One of the few perks of being sent on tedious work trips to soulless business hotels on the outskirts of increasingly more desolate cities is the prospect of an all-you-can-eat breakfast. Between the hours of seven and nine every morning, guests trundle downstairs to ensure that they fill themselves up with as much ‘free’ food as is humanly possible. For business hotels that cater for a never-ending stream of international travellers, uniformity is key – knowing that you can have the same dreary eggs and watered-down coffee each morning, whatever country you happen to be in, is apparently something that was inscribed on the hotel industry’s Ten Commandments (presumably just after the universally unreasonable checkout time of 10am).
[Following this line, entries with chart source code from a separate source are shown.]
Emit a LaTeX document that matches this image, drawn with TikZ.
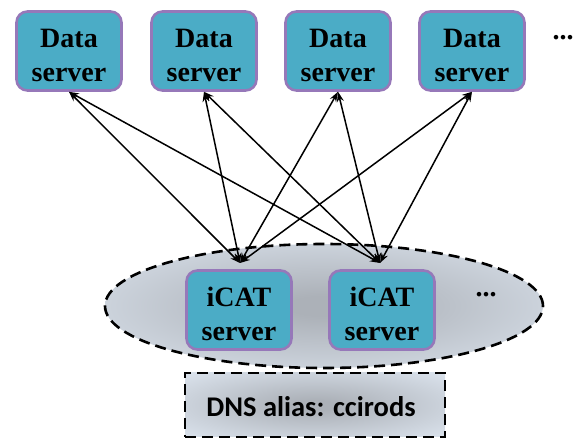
\documentclass[tikz,border=0pt]{standalone}
\usepackage{fontspec}
\setmainfont{Liberation Serif}
\newfontfamily\labelsans{Carlito}
\usetikzlibrary{arrows.meta,shapes.geometric}
\definecolor{boxfill}{RGB}{75,172,198}
\definecolor{boxedge}{RGB}{150,120,185}
\definecolor{ovalin}{RGB}{172,177,184}
\definecolor{ovalout}{RGB}{220,228,238}
\pgfdeclareradialshading{ovalglow}{\pgfpoint{0bp}{0bp}}{%
  color(0bp)=(ovalin); color(4bp)=(ovalin); color(36bp)=(ovalout); color(100bp)=(ovalout)}
\newcommand{\toplift}{\rule{0pt}{28pt}}
\tikzset{
  server/.style={draw=boxedge, line width=2.6pt, fill=boxfill, rounded corners=11pt,
    minimum width=105pt, minimum height=79pt, align=center, inner sep=0pt,
    font=\fontsize{28}{34}\selectfont\bfseries},
  dotsnode/.style={inner sep=0pt, font=\fontsize{28}{28}\selectfont\bfseries},
  dashedge/.style={draw=black, line width=2.6pt, dash pattern=on 11pt off 6pt},
  link/.style={line width=1.5pt, {Stealth[length=10pt,width=7pt]}-{Stealth[length=10pt,width=7pt]}}
}
\begin{document}
\begin{tikzpicture}[x=1pt,y=-1pt]
\useasboundingbox (0,0) rectangle (574,438);
% DNS alias box
\node[dashedge, shading=ovalglow, rectangle, minimum width=260pt, minimum height=64pt,
      inner sep=0pt] (dns) at (315,405) {};
\node[inner sep=0pt, font=\labelsans\fontsize{28.5}{30}\selectfont\bfseries] (dnstext) at (311,407) {DNS alias: ccirods};
% iCAT cluster oval
\node[dashedge, shading=ovalglow, ellipse, minimum width=438pt, minimum height=124pt,
      inner sep=0pt] (cluster) at (324,306) {};
% data servers
\node[server] (d1) at (69,51) {\toplift Data\\server};
\node[server] (d2) at (204,51) {\toplift Data\\server};
\node[server] (d3) at (338,51) {\toplift Data\\server};
\node[server] (d4) at (472,51) {\toplift Data\\server};
\node[dotsnode] (dtop) at (563,38) {...};
% iCAT servers
\node[server] (i1) at (239,310) {\toplift iCAT\\server};
\node[server] (i2) at (382,310) {\toplift iCAT\\server};
\node[dotsnode] (dmid) at (486,295) {...};
% hubs just above the iCAT servers
\coordinate (h1) at (240,263);
\coordinate (h2) at (380,263);
% links between iCAT and data servers
\foreach \h in {h1,h2}{
  \foreach \d in {d1,d2,d3,d4}{
    \draw[link] (\h) -- (\d.south);
  }
}
\end{tikzpicture}
\end{document}
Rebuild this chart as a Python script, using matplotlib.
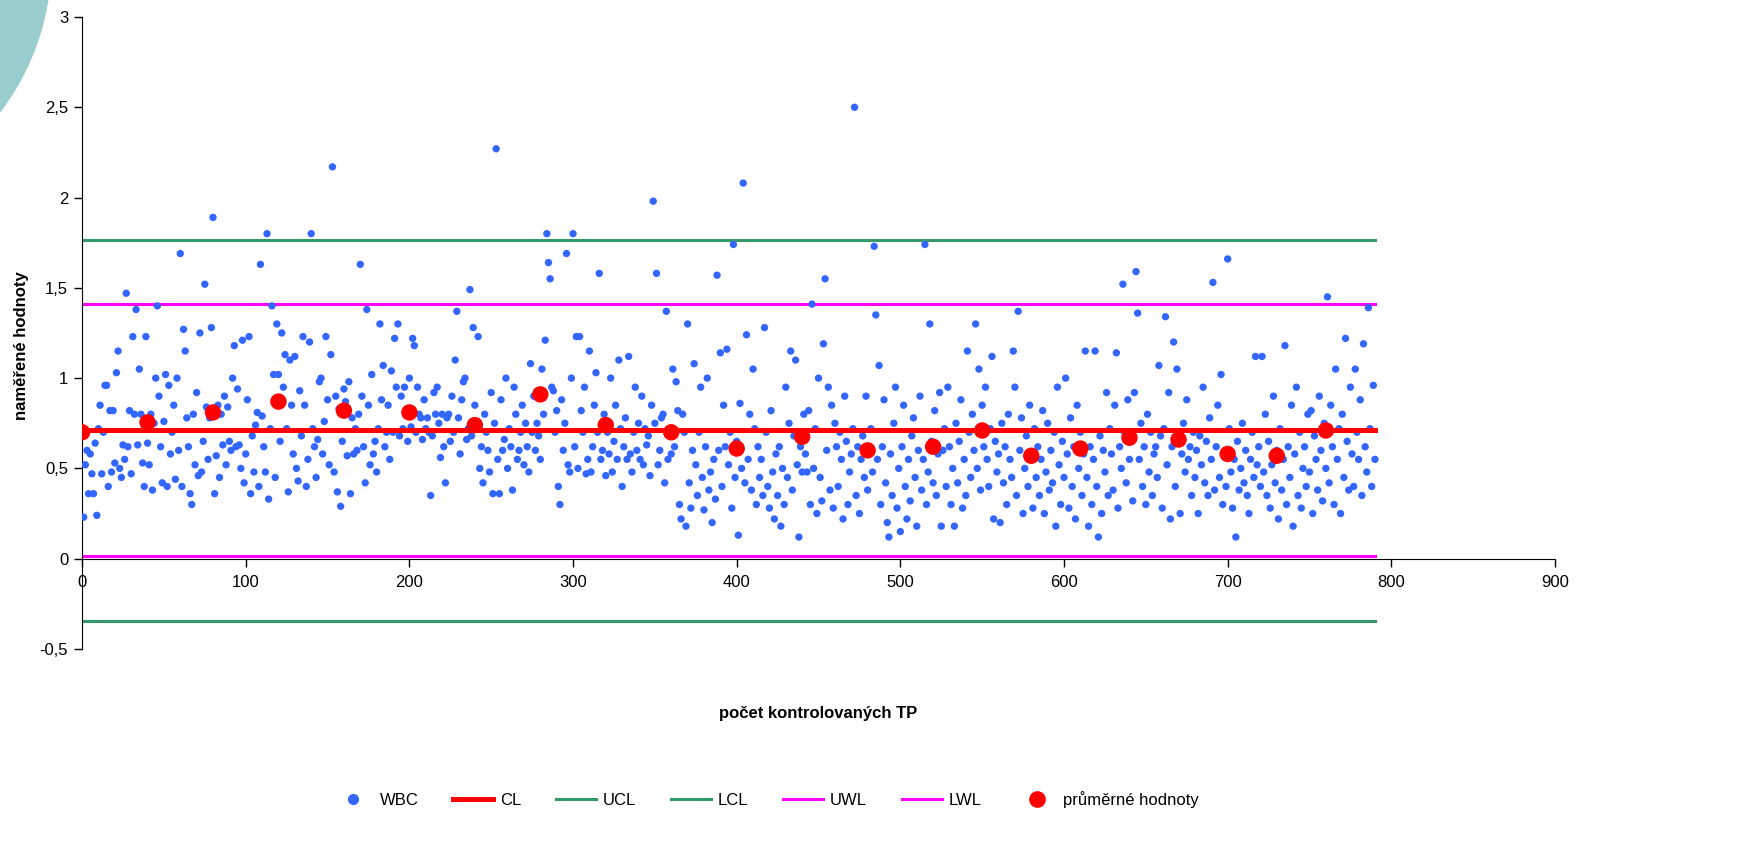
import matplotlib
matplotlib.use('Agg')
import matplotlib.pyplot as plt
from matplotlib.patches import Circle
from matplotlib.lines import Line2D
from matplotlib.transforms import IdentityTransform

plt.rcParams['font.family'] = ['Liberation Sans', 'DejaVu Sans']

# measured WBC values, one per checked unit (x = 1..n)
wbc = [
    0.23, 0.52, 0.60, 0.36, 0.58, 0.47, 0.36, 0.64, 0.24, 0.72, 0.85, 0.47, 0.70, 0.96, 0.96, 0.40, 0.82, 0.48, 0.82, 0.53,
    1.03, 1.15, 0.50, 0.45, 0.63, 0.55, 1.47, 0.62, 0.82, 0.47, 1.23, 0.80, 1.38, 0.63, 1.05, 0.80, 0.53, 0.40, 1.23, 0.64,
    0.52, 0.80, 0.38, 0.75, 1.00, 1.40, 0.90, 0.62, 0.42, 0.76, 1.02, 0.40, 0.96, 0.58, 0.70, 0.85, 0.44, 1.00, 0.60, 1.69,
    0.40, 1.27, 1.15, 0.78, 0.62, 0.36, 0.30, 0.80, 0.52, 0.92, 0.46, 1.25, 0.48, 0.65, 1.52, 0.84, 0.55, 0.78, 1.28, 1.89,
    0.36, 0.57, 0.85, 0.45, 0.80, 0.63, 0.90, 0.52, 0.84, 0.65, 0.60, 1.00, 1.18, 0.62, 0.94, 0.63, 0.50, 1.21, 0.42, 0.58,
    0.88, 1.23, 0.36, 0.68, 0.48, 0.74, 0.81, 0.40, 1.63, 0.79, 0.62, 0.48, 1.80, 0.33, 0.72, 1.40, 1.02, 0.45, 1.30, 1.02,
    0.65, 1.25, 0.95, 1.13, 0.72, 0.37, 1.10, 0.85, 0.58, 1.12, 0.50, 0.43, 0.93, 0.68, 1.23, 0.85, 0.40, 0.55, 1.20, 1.80,
    0.72, 0.62, 0.45, 0.66, 0.98, 1.00, 0.58, 0.76, 1.23, 0.88, 0.52, 1.13, 2.17, 0.48, 0.90, 0.37, 0.83, 0.29, 0.65, 0.94,
    0.87, 0.57, 0.98, 0.36, 0.78, 0.58, 0.72, 0.60, 0.80, 1.63, 0.90, 0.62, 0.42, 1.38, 0.85, 0.52, 1.02, 0.58, 0.65, 0.48,
    0.72, 1.30, 0.88, 1.07, 0.62, 0.70, 0.85, 0.55, 1.04, 0.70, 1.22, 0.95, 1.30, 0.68, 0.90, 0.72, 0.95, 0.80, 0.65, 1.00,
    0.73, 1.22, 1.18, 0.70, 0.95, 0.80, 0.78, 0.66, 0.88, 0.72, 0.78, 0.70, 0.35, 0.68, 0.92, 0.80, 0.95, 0.75, 0.56, 0.80,
    0.62, 0.42, 0.78, 0.80, 0.65, 0.90, 0.70, 1.10, 1.37, 0.78, 0.58, 0.88, 0.98, 1.00, 0.66, 0.72, 1.49, 0.68, 1.28, 0.85,
    0.75, 1.23, 0.50, 0.62, 0.42, 0.80, 0.70, 0.60, 0.48, 0.92, 0.36, 0.75, 2.27, 0.55, 0.36, 0.88, 0.60, 0.66, 1.00, 0.50,
    0.72, 0.62, 0.38, 0.95, 0.80, 0.55, 0.60, 0.70, 0.85, 0.52, 0.75, 0.62, 0.48, 1.08, 0.70, 0.90, 0.60, 0.75, 0.68, 0.55,
    1.05, 0.80, 1.21, 1.80, 1.64, 1.55, 0.95, 0.93, 0.70, 0.82, 0.40, 0.30, 0.88, 0.60, 0.75, 1.69, 0.52, 0.48, 1.00, 1.80,
    0.62, 1.23, 0.50, 1.23, 0.82, 0.70, 0.95, 0.47, 0.55, 1.15, 0.48, 0.62, 0.85, 1.03, 0.70, 1.58, 0.55, 0.60, 0.80, 0.46,
    0.70, 0.58, 1.00, 0.48, 0.65, 0.85, 0.55, 1.10, 0.72, 0.40, 0.62, 0.78, 0.55, 1.12, 0.58, 0.48, 0.70, 0.95, 0.60, 0.75,
    0.55, 0.90, 0.52, 0.72, 0.63, 0.68, 0.46, 0.85, 1.98, 0.75, 1.58, 0.52, 0.60, 0.78, 0.80, 0.42, 1.37, 0.55, 0.70, 0.58,
    1.05, 0.62, 0.98, 0.82, 0.30, 0.22, 0.80, 0.70, 0.18, 1.30, 0.42, 0.28, 0.60, 1.08, 0.52, 0.35, 0.70, 0.95, 0.45, 0.27,
    0.62, 1.00, 0.38, 0.48, 0.20, 0.55, 0.33, 1.57, 0.60, 1.14, 0.40, 0.85, 0.62, 1.16, 0.52, 0.70, 0.28, 1.74, 0.45, 0.65,
    0.13, 0.86, 0.50, 2.08, 0.42, 1.24, 0.55, 0.80, 0.38, 1.05, 0.72, 0.30, 0.62, 0.45, 0.55, 0.35, 1.28, 0.70, 0.40, 0.28,
    0.82, 0.48, 0.22, 0.58, 0.35, 0.62, 0.18, 0.50, 0.30, 0.95, 0.45, 0.75, 1.15, 0.38, 0.68, 1.10, 0.52, 0.12, 0.62, 0.48,
    0.80, 0.58, 0.48, 0.82, 0.30, 1.41, 0.50, 0.72, 0.25, 1.00, 0.45, 0.32, 1.19, 1.55, 0.60, 0.95, 0.38, 0.85, 0.28, 0.75,
    0.62, 0.40, 0.70, 0.55, 0.22, 0.90, 0.65, 0.30, 0.48, 0.58, 0.72, 2.50, 0.35, 0.62, 0.25, 0.55, 0.68, 0.45, 0.90, 0.38,
    0.60, 0.72, 0.48, 1.73, 1.35, 0.55, 1.07, 0.30, 0.62, 0.88, 0.42, 0.20, 0.12, 0.58, 0.35, 0.75, 0.95, 0.28, 0.50, 0.15,
    0.62, 0.85, 0.40, 0.22, 0.55, 0.32, 0.68, 0.78, 0.45, 0.18, 0.60, 0.90, 0.38, 0.55, 1.74, 0.30, 0.48, 1.30, 0.65, 0.42,
    0.82, 0.35, 0.58, 0.92, 0.18, 0.60, 0.72, 0.40, 0.95, 0.62, 0.30, 0.50, 0.18, 0.75, 0.42, 0.65, 0.88, 0.28, 0.55, 0.35,
    1.15, 0.70, 0.45, 0.80, 0.60, 1.30, 0.50, 1.05, 0.38, 0.85, 0.62, 0.95, 0.55, 0.40, 0.72, 1.12, 0.22, 0.65, 0.48, 0.58,
    0.20, 0.75, 0.42, 0.62, 0.30, 0.80, 0.55, 0.45, 1.15, 0.95, 0.35, 1.37, 0.60, 0.78, 0.25, 0.50, 0.68, 0.40, 0.85, 0.58,
    0.28, 0.72, 0.45, 0.62, 0.35, 0.55, 0.82, 0.25, 0.48, 0.75, 0.38, 0.60, 0.42, 0.70, 0.18, 0.95, 0.52, 0.30, 0.65, 0.45,
    1.00, 0.58, 0.28, 0.78, 0.40, 0.62, 0.22, 0.85, 0.50, 0.70, 0.35, 0.58, 1.15, 0.45, 0.18, 0.62, 0.30, 0.55, 1.15, 0.40,
    0.12, 0.68, 0.25, 0.60, 0.48, 0.92, 0.35, 0.72, 0.58, 0.38, 0.85, 1.14, 0.28, 0.62, 0.50, 1.52, 0.70, 0.42, 0.88, 0.55,
    0.65, 0.32, 0.92, 1.59, 1.36, 0.55, 0.75, 0.40, 0.62, 0.30, 0.80, 0.48, 0.70, 0.35, 0.58, 0.62, 0.45, 1.07, 0.68, 0.28,
    0.72, 1.34, 0.52, 0.92, 0.22, 0.62, 1.20, 0.40, 1.05, 0.65, 0.25, 0.58, 0.75, 0.48, 0.88, 0.55, 0.62, 0.35, 0.70, 0.45,
    0.60, 0.25, 0.68, 0.52, 0.95, 0.42, 0.65, 0.35, 0.78, 0.55, 1.53, 0.38, 0.62, 0.85, 0.45, 1.02, 0.30, 0.58, 0.40, 1.66,
    0.72, 0.48, 0.28, 0.55, 0.12, 0.65, 0.38, 0.50, 0.75, 0.42, 0.60, 0.35, 0.25, 0.55, 0.70, 0.45, 1.12, 0.52, 0.62, 0.40,
    1.12, 0.48, 0.80, 0.35, 0.65, 0.28, 0.52, 0.90, 0.42, 0.60, 0.22, 0.72, 0.38, 0.55, 1.18, 0.30, 0.62, 0.45, 0.85, 0.18,
    0.58, 0.95, 0.35, 0.70, 0.28, 0.50, 0.62, 0.40, 0.80, 0.48, 0.82, 0.25, 0.68, 0.55, 0.38, 0.90, 0.60, 0.32, 0.75, 0.50,
    1.45, 0.42, 0.85, 0.62, 0.30, 1.05, 0.55, 0.72, 0.25, 0.80, 0.45, 1.22, 0.65, 0.38, 0.95, 0.58, 0.40, 1.05, 0.70, 0.55,
    0.88, 0.35, 1.19, 0.62, 0.48, 1.39, 0.72, 0.40, 0.96, 0.55,
]

# group averages
avg_x = [0, 40, 80, 120, 160, 200, 240, 280, 320, 360, 400, 440, 480, 520,
         550, 580, 610, 640, 670, 700, 730, 760]
avg_y = [0.70, 0.755, 0.81, 0.87, 0.82, 0.81, 0.74, 0.91, 0.74, 0.70, 0.61, 0.675, 0.60, 0.62,
         0.71, 0.57, 0.61, 0.67, 0.66, 0.58, 0.57, 0.71]

# control limits
cl = 0.715
ucl = 1.765
lcl = -0.345
uwl = 1.41
lwl = 0.015
x_end = 790

blue = '#3366FF'
red = '#FF0000'
green = '#339966'
magenta = '#FF00FF'

fig = plt.figure(figsize=(17.65, 8.49), dpi=100)
ax = fig.add_axes([0.0465, 0.2356, 0.8345, 0.7444])

xs = list(range(1, len(wbc) + 1))
ax.plot([0, x_end], [ucl, ucl], color=green, lw=2.2, zorder=2)
ax.plot([0, x_end], [lcl, lcl], color=green, lw=2.2, zorder=2)
ax.plot([0, x_end], [uwl, uwl], color=magenta, lw=2.2, zorder=2)
ax.plot([0, x_end], [lwl, lwl], color=magenta, lw=2.2, zorder=2)
ax.scatter(xs, wbc, s=28, color=blue, edgecolors='none', zorder=3)
ax.plot([0, x_end], [cl, cl], color=red, lw=3.6, zorder=3.5)
ax.scatter(avg_x, avg_y, s=140, color=red, edgecolors='none', zorder=4)

ax.set_xlim(0, 900)
ax.set_ylim(-0.5, 3)
ax.set_xticks(range(0, 901, 100))
ax.set_yticks([-0.5, 0, 0.5, 1, 1.5, 2, 2.5, 3])
ax.set_yticklabels(['-0,5', '0', '0,5', '1', '1,5', '2', '2,5', '3'])
ax.spines['top'].set_visible(False)
ax.spines['right'].set_visible(False)
ax.spines['bottom'].set_position(('data', 0))
ax.tick_params(direction='out', length=6, width=1, labelsize=12, pad=4)
ax.tick_params(axis='x', pad=6)

fig.text(0.012, 0.5925, 'naměřené hodnoty', rotation=90, ha='center', va='center',
         fontsize=12, fontweight='bold')
fig.text(0.4635, 0.16, 'počet kontrolovaných TP', ha='center', va='center',
         fontsize=12, fontweight='bold')

handles = [
    Line2D([], [], ls='none', marker='o', ms=7, color=blue),
    Line2D([], [], color=red, lw=3.6),
    Line2D([], [], color=green, lw=2.2),
    Line2D([], [], color=green, lw=2.2),
    Line2D([], [], color=magenta, lw=2.2),
    Line2D([], [], color=magenta, lw=2.2),
    Line2D([], [], ls='none', marker='o', ms=11, color=red),
]
labels = ['WBC', 'CL', 'UCL', 'LCL', 'UWL', 'LWL', 'průměrné hodnoty']
fig.legend(handles, labels, loc='center', bbox_to_anchor=(0.434, 0.058), ncol=7,
           frameon=False, fontsize=12, handlelength=2.4, columnspacing=2.1, handletextpad=0.4)

# decorative circle in the top left corner
fig.add_artist(Circle((-200, 889), 251, transform=IdentityTransform(),
                      color='#99CCCC', zorder=0))

fig.savefig('out.png', dpi=100)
However, while this reassuring constancy means that a hotel breakfast is often the best part of any stay, it can also be fraught with disaster. Though most people celebrate the idea of an all-you-can-eat buffet breakfast, the pushing and shoving that inevitably accompanies the privilege can lead to a particularly angry start to any day.
Hotel breakfasts should always be the thing that management takes greatest care over
Being stuck behind a ludicrously slow and fussy eater – one who picks their way through the undercooked sausages before claiming the properly browned ones that you already had your eye on – can lead to far higher levels of blood pressure than any processed meats could possibly muster. Then there are the times when you find nobody queueing and the tray lids down. Your joy is short-lived when, upon lifting them, you find yourself presented with soggy toast, damp bacon and a block of scrambled egg that resembles a foam travel pillow.
But what’s worse is if you make it down to the restaurant too late, or you are in a particularly bland hotel, and you’re faced with all the good stuff having gone completely. Instead, you find yourself presented with the true evil of early morning eating – the continental breakfast. Popularised in British budget hotels as a means of not serving guests a proper cooked meal first thing in the morning, the continental breakfast usually consists of a stale pastry, some fruit, a passed-its-sell-by-date yoghurt and some tepid brown water masquerading as coffee.
Some places seem to get it especially wrong. One newly opened Delhi hotel I visited was so eager to impress its international clientele that it provided the obligatory mounds of bacon – but unfortunately neglected the fact that it needed to be cooked. A Latvian hotel apparently thought that stale bread and what appeared to be some sort of ice cold, creamy potato mush constituted a decent start to the day. It didn’t.
Pride of the US
However, while many hotels seem to make the minimum effort possible in their early-morning offerings, there are a few places where guests can be treated to an astonishing array of edible delights to fuel them through the day. The US has possibly captured the crown of best breakfast on Earth (and certainly of my clogged-up heart). From my limited experience, its hotel industry has been keen to show off the national tradition of eating far too much first thing in the morning: not only do they offer the usual buffet fare, but they’ve added their own gluttonous mix to the equation, with towers of syrup-dripping pancakes and troughs filled with fried delights. I’m sure health-conscious guests could probably get their fresh fruit and yoghurts and whatever, but frankly I didn’t notice what else was on offer over the towers of hash browns that I was rushing back to my table.
Hotel breakfasts should always be the thing that management takes greatest care over. Usually the last thing that guests have before checking out, that perfectly crisped bacon could turn an adequate stay into a memorable one – or, at the very least, prevent someone who’s had an awful experience from following through on their threats of logging into TripAdvisor and leaving an eviscerating review.